Sind Bürger da zu faul?
Das ist ein bisschen harsch. Vielleicht ist vielen nicht klar, wie leicht sie sich informieren können. Die Sitzungen der Stadtgestaltungskommission zum Beispiel sind öffentlich. Oder auch das neue Viertel Freiham. Da sieht man, wie Bürgerbeteiligung positiv gehandhabt werden kann. Dort beteiligen sich Bürgerinnen und Bürger und diskutieren, wie ihre Stadt von morgen aussehen soll. Und das auch im Interesse von Menschen, die später erst zuziehen werden. Die sind ein gutes Beispiel.

Das ist aber viel verlangt von jemandem, der 40 Stunden pro Woche arbeitet und das Problem hat, dass sein Kind keinen Kitaplatz bekommt.
Man hat natürlich auch seine Volksvertreter für genau solche Aufgaben. Aber es ist wirklich zu empfehlen, sich mit den Dingen auseinanderzusetzen, die im eigenen Umfeld geschehen. Liebe Bürger: Bitte nehmt das Angebot an, euch an diesen Prozessen zu beteiligen!

Wie sieht eine gute, schöne Stadt Ihrer Ansicht nach aus?
Auf diese Frage gibt es natürlich keine eindeutige Antwort. Eine Stadt lebt durch die unterschiedlichen Charakteristika, die Stadtviertel anbieten können, und den unterschiedlichen Bedürfnissen ihrer Bewohner. Aber bei aller Nachverdichtung brauchen wir alle eine weiterhin gut mit Grün, generell mit Freiflächen durchzogene Stadt. Sie muss Raum bieten für Begegnung und Erholung.

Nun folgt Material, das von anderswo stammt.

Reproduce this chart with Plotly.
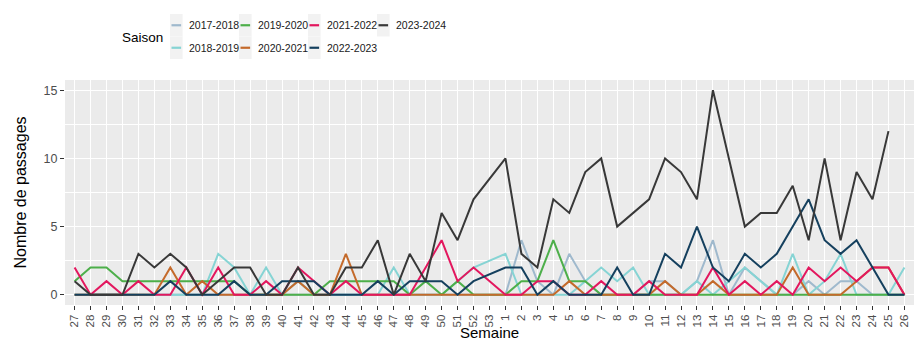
import plotly.graph_objects as go

# ---------------- data ----------------
weeks = [str(w) for w in list(range(27, 54)) + list(range(1, 27))]

seasons = ["2017-2018", "2018-2019", "2019-2020", "2020-2021",
           "2021-2022", "2022-2023", "2023-2024"]
colors = ["#9FB9CD", "#86D4D4", "#4DAF4A", "#C46A2B",
          "#E3175E", "#15405E", "#383838"]

N = None
s_2017_2018 = [0]*26 + [N] + [0, 4, 1, 0, 3, 1, 0, 0, 0, 1, 1, 0, 1, 4, 0, 2, 1, 0, 0, 1, 0, 1, 1, 0, 0, 0]
s_2018_2019 = [0, 0, 0, 0, 0, 0, 0, 0, 0, 3, 2, 0, 2, 0, 1, 0, 0, 0, 0, 0, 2, 0, 0, 0, 1, 2] + [N] + \
              [3, 0, 0, 0, 0, 1, 2, 1, 2, 0, 0, 0, 1, 0, 1, 2, 1, 0, 3, 0, 1, 3, 0, 0, 0, 2]
s_2019_2020 = [1, 2, 2, 1, 1, 1, 1, 1, 1, 1, 1, 0, 0, 0, 0, 0, 1, 1, 1, 1, 1, 0, 1, 0, 1, 0] + [N] + \
              [0, 1, 1, 4, 1, 1, 0] + [0]*19
s_2020_2021 = [0, 0, 0, 0, 0, 0, 2, 0, 1, 0, 0, 0, 0, 0, 1, 0, 0, 3, 0, 0, 0, 0, 0, 0, 0, 0, 0] + \
              [0, 0, 0, 0, 1, 0, 0, 0, 0, 0, 1, 0, 0, 1, 0, 0, 0, 0, 2, 0, 0, 0, 1, 2, 2, 0]
s_2021_2022 = [2, 0, 1, 0, 1, 0, 0, 2, 0, 2, 0, 0, 1, 0, 2, 1, 0, 1, 0, 0, 0, 0, 2, 4, 1, 2] + [N] + \
              [0, 0, 1, 1, 0, 0, 1, 0, 0, 1, 0, 0, 0, 2, 0, 1, 0, 1, 0, 2, 1, 2, 1, 2, 2, 0]
s_2022_2023 = [0, 0, 0, 0, 0, 0, 1, 0, 0, 0, 1, 0, 0, 1, 1, 1, 0, 0, 0, 1, 0, 1, 1, 1, 0, 1] + [N] + \
              [2, 2, 0, 1, 0, 0, 0, 2, 0, 0, 3, 2, 5, 2, 1, 3, 2, 3, 5, 7, 4, 3, 4, 2, 0, 0]
s_2023_2024 = [1, 0, 0, 0, 3, 2, 3, 2, 0, 1, 2, 2, 0, 0, 2, 0, 0, 2, 2, 4, 0, 3, 1, 6, 4, 7] + [N] + \
              [10, 3, 2, 7, 6, 9, 10, 5, 6, 7, 10, 9, 7, 15, 10, 5, 6, 6, 8, 4, 10, 4, 9, 7, 12, N]

series = [s_2017_2018, s_2018_2019, s_2019_2020, s_2020_2021,
          s_2021_2022, s_2022_2023, s_2023_2024]

y_ticks = [0, 5, 10, 15]

# ---------------- figure ----------------
W, H = 921, 340
ML, MR, MT, MB = 65, 7, 80, 35
PW, PH = W - ML - MR, H - MT - MB

fig = go.Figure()
for name, col, vals in zip(seasons, colors, series):
    fig.add_trace(go.Scatter(x=weeks, y=vals, mode="lines", name=name,
                             line=dict(color=col, width=2),
                             connectgaps=True, showlegend=False))

def px_x(p):
    return (p - ML) / PW

def px_y(p):
    return (H - MB - p) / PH

# manual ggplot-like legend
shapes = []
annotations = []
col_x0 = 170
col_step = 69
row_tops = [14, 36.5]
key_w, key_h = 12.6, 22.5
for k, (name, col) in enumerate(zip(seasons, colors)):
    c, r = k // 2, k % 2
    x0 = col_x0 + c * col_step
    y0 = row_tops[r]
    shapes.append(dict(type="rect", xref="paper", yref="paper",
                       x0=px_x(x0), x1=px_x(x0 + key_w),
                       y0=px_y(y0 + key_h), y1=px_y(y0),
                       fillcolor="#F2F2F2", line=dict(width=0), layer="below"))
    yc = y0 + key_h / 2
    shapes.append(dict(type="line", xref="paper", yref="paper",
                       x0=px_x(x0 + 1.5), x1=px_x(x0 + key_w - 1.5),
                       y0=px_y(yc), y1=px_y(yc),
                       line=dict(color=col, width=2.2), layer="above"))
    annotations.append(dict(text=name, xref="paper", yref="paper",
                            x=px_x(x0 + key_w + 4), y=px_y(yc),
                            xanchor="left", yanchor="middle", showarrow=False,
                            font=dict(family="Liberation Sans, Arial",
                                      size=10.5, color="#1A1A1A")))
annotations.append(dict(text="Saison", xref="paper", yref="paper",
                        x=px_x(col_x0 - 5), y=px_y(38), xanchor="right", yanchor="middle",
                        showarrow=False,
                        font=dict(family="Liberation Sans, Arial",
                                  size=13.5, color="#000000")))
# x-axis title, placed as low as possible while staying fully visible
annotations.append(dict(text="Semaine", xref="paper", yref="paper",
                        x=0.5, y=0, yanchor="top", xanchor="center", yshift=-17,
                        showarrow=False,
                        font=dict(family="Liberation Sans, Arial", size=15, color="#000000")))

fig.update_layout(
    width=W, height=H,
    margin=dict(l=ML, r=MR, t=MT, b=MB, autoexpand=False),
    paper_bgcolor="#FFFFFF",
    plot_bgcolor="#EBEBEB",
    font=dict(family="Liberation Sans, Arial, sans-serif", color="#000000"),
    shapes=shapes,
    annotations=annotations,
    showlegend=False,
)

fig.update_xaxes(
    type="category", categoryorder="array", categoryarray=weeks,
    range=[-0.6, len(weeks) - 1 + 0.6],
    tickangle=-90, tickfont=dict(size=11.5, color="#4D4D4D"),
    ticks="outside", ticklen=4, tickcolor="#333333", tickwidth=1,
    showgrid=True, gridcolor="#FFFFFF", gridwidth=1.1,
    zeroline=False, showline=False,
    automargin=False,
)
fig.update_yaxes(
    range=[-0.75, 15.75], tickvals=y_ticks, ticktext=[str(v) for v in y_ticks],
    tickfont=dict(size=12.5, color="#4D4D4D"),
    ticks="outside", ticklen=4, tickcolor="#333333", tickwidth=1,
    showgrid=True, gridcolor="#FFFFFF", gridwidth=1.2,
    minor=dict(tickvals=[2.5, 7.5, 12.5], showgrid=True, gridcolor="#FFFFFF", gridwidth=0.6, ticks=""),
    zeroline=False, showline=False,
    title=dict(text="Nombre de passages", font=dict(size=16, color="#000000"), standoff=12),
    automargin=False,
)

fig.write_html("out.html")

Die Berge quasi direkt vor der Tür reichen nicht?
Auch das Umland stößt langsam an die Grenzen seiner Kapazitäten: Alle wollen in die Berge. Man muss den Menschen ermöglichen, dass sie auch in ihrer Stadt den Wechsel zwischen Wohnen, Arbeit und Freizeit genießen können. Ich gönne es allen.